Stroll blames Honda engine for Monaco crash as Aston Martin's driveability woes deepen
Lance Stroll says a Honda engine braking failure pushed him into the wall at Antony Noghes on lap 57 of the Monaco Grand Prix, while team ambassador Pedro de la Rosa offered a more cautious reading of the incident.
Lance Stroll has pointed the finger at his Honda power unit after crashing out of the Monaco Grand Prix on lap 57, claiming erratic engine braking sent his Aston Martin straight into the Tecpro barrier at Antony Noghes corner.
Stroll was running 16th at the time — 18 seconds adrift of the points — when he lost control and hit the barrier. He was unequivocal about the cause. “We were just getting to the end of the race, and then we had some engine braking issues throughout the whole race,” he said. “All season we’ve been having engine braking issues, some corners it’s pushing, some corners it’s pulling, and it’s doing different things all the time. So on that particular corner and lap it just pushed me into the wall, like the throttle pedal was 50% open.”
The track surface ahead of Antony Noghes was breaking up at the time, but Stroll dismissed that as a factor. “I didn’t feel that being the problem; I just had the engine pushing me into the wall, like the throttle pedal stuck,” he insisted.
The driveability complaints are not new at Aston Martin.

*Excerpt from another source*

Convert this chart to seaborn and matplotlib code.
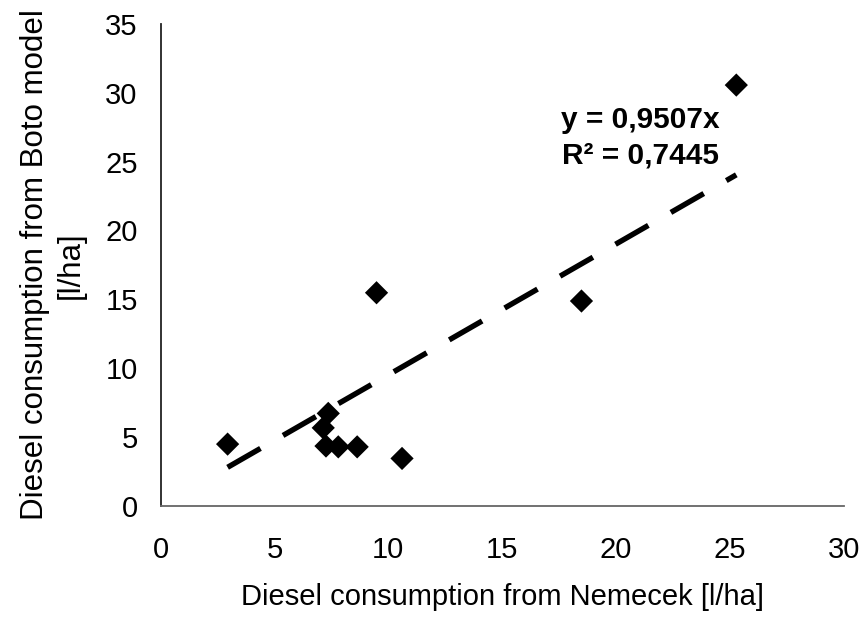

Both Stroll and Fernando Alonso have been vocal about the issue throughout the season, with Alonso repeatedly describing it as “random downshifts”. The problem is gearbox-related but sits within the broader power unit context — a consequence of the team’s switch from Mercedes customer engines to Honda works powertrains, combined with Aston Martin now manufacturing its own gearboxes.
Alonso had specifically warned before the Monaco weekend that such inconsistencies could prove costly on the principality’s unforgiving streets. His concern appeared well-founded: the Spaniard himself hit the wall in Free Practice 1 after losing control into the chicane, and Stroll’s Sunday retirement added further weight to the concern.
Team ambassador Pedro de la Rosa offered a notably different framing after the race, suggesting Stroll’s crash reflected a driver pushing beyond the limits of a difficult car rather than an outright mechanical failure. “The fact that Lance actually crashed just highlights that our drivers never give up,” de la Rosa said. “Even with a very difficult car, with inconsistencies on the deceleration phase of the corner, which we’ve been suffering all weekend, both drivers were pushing to the very, very limit.”
When pressed on Stroll’s specific claim that the engine pushed him into the wall, de la Rosa hinted the incident may have been another manifestation of the “random downshift” problem — though he stopped short of fully endorsing Stroll’s version of events. The divergence in accounts between driver and team representative underlines the scale of the technical challenge Aston Martin still faces in integrating its Honda-powered package.